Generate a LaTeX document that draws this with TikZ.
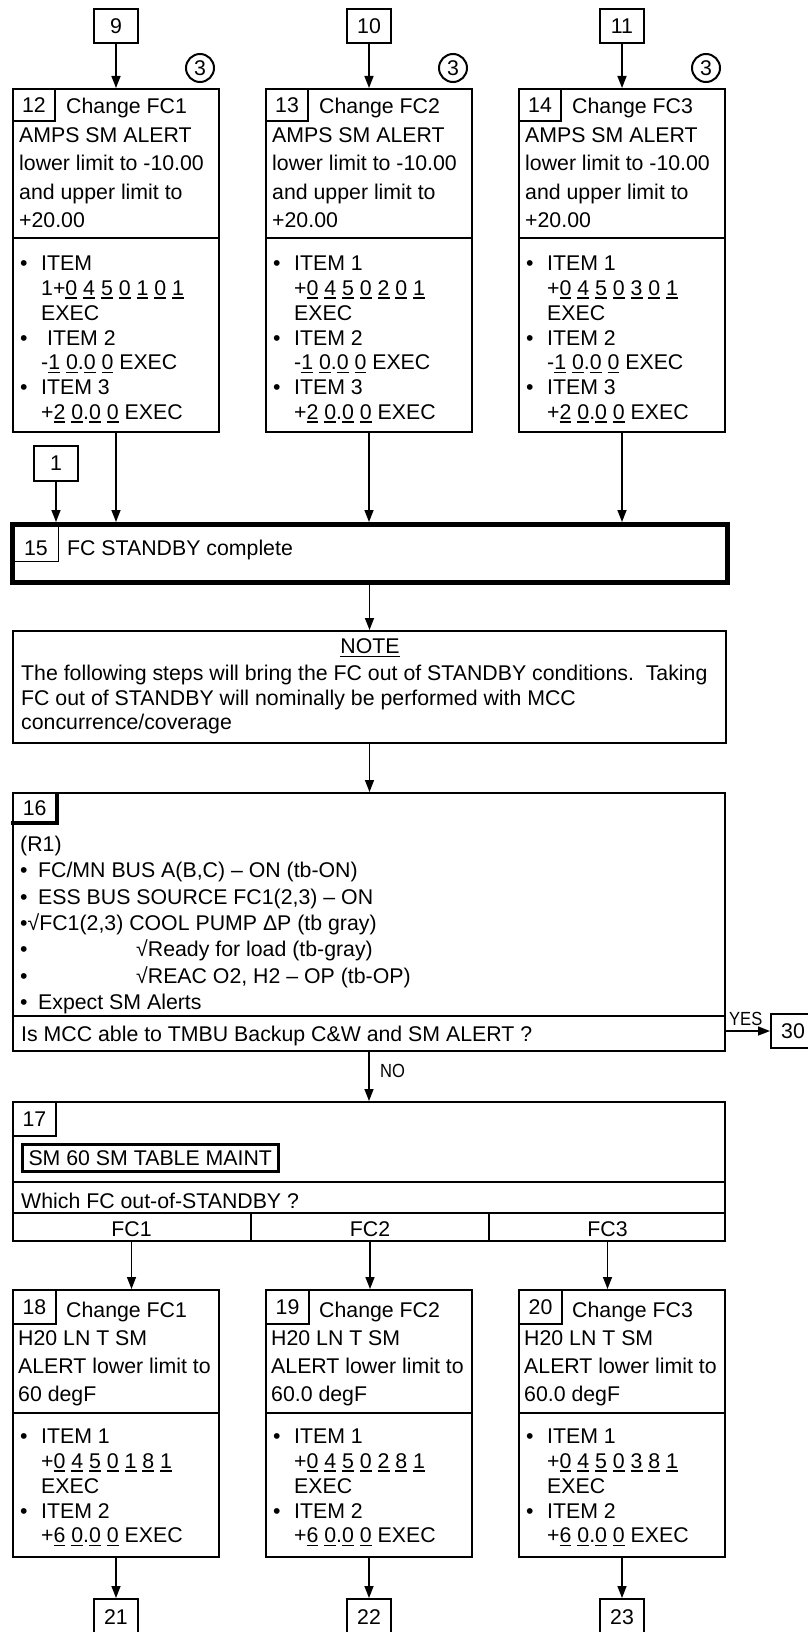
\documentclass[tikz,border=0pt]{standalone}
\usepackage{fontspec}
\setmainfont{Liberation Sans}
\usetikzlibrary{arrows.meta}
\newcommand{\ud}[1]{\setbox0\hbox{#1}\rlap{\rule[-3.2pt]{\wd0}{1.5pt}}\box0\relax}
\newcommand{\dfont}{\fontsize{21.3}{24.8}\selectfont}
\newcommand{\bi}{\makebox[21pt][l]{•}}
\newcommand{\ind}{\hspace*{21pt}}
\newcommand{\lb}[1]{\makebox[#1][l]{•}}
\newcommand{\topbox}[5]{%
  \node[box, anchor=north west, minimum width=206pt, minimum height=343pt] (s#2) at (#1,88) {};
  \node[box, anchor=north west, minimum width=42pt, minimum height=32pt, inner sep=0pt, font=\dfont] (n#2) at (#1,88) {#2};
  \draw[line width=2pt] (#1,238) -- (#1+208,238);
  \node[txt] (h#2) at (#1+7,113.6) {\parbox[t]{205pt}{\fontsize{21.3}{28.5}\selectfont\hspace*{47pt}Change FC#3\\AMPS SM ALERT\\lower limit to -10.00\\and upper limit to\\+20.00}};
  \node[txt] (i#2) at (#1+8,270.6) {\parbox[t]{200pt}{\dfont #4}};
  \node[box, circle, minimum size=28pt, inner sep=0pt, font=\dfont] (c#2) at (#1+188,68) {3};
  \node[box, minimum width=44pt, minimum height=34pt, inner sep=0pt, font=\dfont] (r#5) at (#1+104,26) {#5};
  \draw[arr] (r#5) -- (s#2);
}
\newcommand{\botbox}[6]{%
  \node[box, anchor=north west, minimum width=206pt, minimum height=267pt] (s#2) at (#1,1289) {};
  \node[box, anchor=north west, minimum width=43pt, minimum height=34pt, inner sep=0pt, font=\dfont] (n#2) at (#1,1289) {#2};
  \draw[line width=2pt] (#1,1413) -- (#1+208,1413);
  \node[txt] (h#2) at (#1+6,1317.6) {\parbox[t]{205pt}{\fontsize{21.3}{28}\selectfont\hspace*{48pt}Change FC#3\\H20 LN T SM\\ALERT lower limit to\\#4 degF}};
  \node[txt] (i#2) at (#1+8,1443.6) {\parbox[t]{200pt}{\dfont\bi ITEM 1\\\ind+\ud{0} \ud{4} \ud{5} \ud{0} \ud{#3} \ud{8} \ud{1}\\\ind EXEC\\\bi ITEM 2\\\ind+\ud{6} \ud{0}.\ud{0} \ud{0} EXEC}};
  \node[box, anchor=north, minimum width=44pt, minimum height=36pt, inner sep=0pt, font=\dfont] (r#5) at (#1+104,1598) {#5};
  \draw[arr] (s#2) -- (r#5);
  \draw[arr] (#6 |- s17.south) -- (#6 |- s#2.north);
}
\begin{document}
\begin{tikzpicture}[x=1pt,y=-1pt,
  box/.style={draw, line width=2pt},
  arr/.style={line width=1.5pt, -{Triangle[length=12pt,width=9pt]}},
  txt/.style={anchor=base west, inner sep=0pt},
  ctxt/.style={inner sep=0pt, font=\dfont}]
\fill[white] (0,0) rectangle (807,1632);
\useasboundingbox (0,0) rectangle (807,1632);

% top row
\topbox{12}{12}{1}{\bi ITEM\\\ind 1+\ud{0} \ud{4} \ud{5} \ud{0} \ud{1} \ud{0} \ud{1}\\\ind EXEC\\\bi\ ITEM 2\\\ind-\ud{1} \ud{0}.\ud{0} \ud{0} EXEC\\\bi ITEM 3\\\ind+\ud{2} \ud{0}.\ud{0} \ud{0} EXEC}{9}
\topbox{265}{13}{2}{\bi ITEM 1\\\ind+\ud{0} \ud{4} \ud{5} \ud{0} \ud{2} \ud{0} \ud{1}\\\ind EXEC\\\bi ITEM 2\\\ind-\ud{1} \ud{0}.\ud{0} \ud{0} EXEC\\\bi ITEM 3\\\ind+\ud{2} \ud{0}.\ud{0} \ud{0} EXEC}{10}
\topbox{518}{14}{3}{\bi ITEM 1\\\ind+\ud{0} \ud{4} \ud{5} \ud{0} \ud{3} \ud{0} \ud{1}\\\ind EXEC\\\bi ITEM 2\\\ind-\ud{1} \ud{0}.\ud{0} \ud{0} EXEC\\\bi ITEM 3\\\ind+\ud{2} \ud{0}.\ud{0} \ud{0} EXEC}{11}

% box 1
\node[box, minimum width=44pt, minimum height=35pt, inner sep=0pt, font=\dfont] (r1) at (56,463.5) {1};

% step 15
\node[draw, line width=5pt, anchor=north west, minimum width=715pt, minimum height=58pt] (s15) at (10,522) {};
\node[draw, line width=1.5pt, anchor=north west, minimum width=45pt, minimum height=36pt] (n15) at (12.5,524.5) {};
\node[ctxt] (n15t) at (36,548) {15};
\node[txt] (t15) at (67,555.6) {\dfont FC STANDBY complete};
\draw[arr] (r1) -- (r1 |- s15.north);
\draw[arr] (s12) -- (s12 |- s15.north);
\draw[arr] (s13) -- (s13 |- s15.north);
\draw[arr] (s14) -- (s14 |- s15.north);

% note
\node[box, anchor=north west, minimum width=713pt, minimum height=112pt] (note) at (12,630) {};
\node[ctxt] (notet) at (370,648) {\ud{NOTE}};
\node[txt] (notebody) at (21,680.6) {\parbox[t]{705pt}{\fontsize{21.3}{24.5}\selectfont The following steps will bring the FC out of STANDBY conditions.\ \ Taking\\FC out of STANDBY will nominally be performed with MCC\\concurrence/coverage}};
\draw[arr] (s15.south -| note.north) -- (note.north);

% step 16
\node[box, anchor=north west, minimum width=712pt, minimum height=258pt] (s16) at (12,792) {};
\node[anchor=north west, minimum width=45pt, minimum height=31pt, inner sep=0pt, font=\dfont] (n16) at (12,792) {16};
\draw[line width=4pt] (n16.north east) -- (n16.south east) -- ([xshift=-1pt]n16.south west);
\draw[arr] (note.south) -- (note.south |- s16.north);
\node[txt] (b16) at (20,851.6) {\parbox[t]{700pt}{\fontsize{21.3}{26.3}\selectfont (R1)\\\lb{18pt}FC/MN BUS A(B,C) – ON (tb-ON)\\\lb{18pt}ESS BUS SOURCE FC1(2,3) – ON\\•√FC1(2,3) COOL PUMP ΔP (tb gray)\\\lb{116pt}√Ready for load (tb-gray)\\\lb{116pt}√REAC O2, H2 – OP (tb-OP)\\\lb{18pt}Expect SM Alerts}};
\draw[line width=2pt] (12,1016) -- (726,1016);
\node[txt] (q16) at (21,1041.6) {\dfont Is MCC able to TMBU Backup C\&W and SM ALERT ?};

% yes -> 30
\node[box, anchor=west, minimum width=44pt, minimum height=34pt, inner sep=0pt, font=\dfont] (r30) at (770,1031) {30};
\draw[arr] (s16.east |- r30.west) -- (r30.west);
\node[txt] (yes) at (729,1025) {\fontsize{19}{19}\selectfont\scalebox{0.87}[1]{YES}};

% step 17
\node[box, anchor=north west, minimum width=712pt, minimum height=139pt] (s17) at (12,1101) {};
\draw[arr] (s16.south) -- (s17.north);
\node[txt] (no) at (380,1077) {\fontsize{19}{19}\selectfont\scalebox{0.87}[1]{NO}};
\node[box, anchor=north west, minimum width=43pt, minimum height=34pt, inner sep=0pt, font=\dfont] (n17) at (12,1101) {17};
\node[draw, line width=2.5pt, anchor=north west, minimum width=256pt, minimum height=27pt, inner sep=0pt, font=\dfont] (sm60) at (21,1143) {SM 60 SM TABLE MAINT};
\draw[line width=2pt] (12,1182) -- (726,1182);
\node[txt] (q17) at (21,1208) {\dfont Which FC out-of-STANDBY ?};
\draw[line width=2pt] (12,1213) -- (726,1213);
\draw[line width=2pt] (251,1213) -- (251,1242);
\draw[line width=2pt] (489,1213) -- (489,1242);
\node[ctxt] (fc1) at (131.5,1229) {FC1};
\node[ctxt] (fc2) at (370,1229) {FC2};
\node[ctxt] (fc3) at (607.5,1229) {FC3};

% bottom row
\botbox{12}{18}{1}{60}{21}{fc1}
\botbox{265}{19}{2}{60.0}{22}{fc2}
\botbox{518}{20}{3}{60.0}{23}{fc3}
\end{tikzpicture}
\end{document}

#### WRITTEN PROBLEM
Look through the data and show every line containing "with".

#### RESPONSE FOR THIS EXERCISE
Generate a LaTeX document that draws this with TikZ.
\node[txt] (notebody) at (21,680.6) {\parbox[t]{705pt}{\fontsize{21.3}{24.5}\selectfont The following steps will bring the FC out of STANDBY conditions.\ \ Taking\\FC out of STANDBY will nominally be performed with MCC\\concurrence/coverage}};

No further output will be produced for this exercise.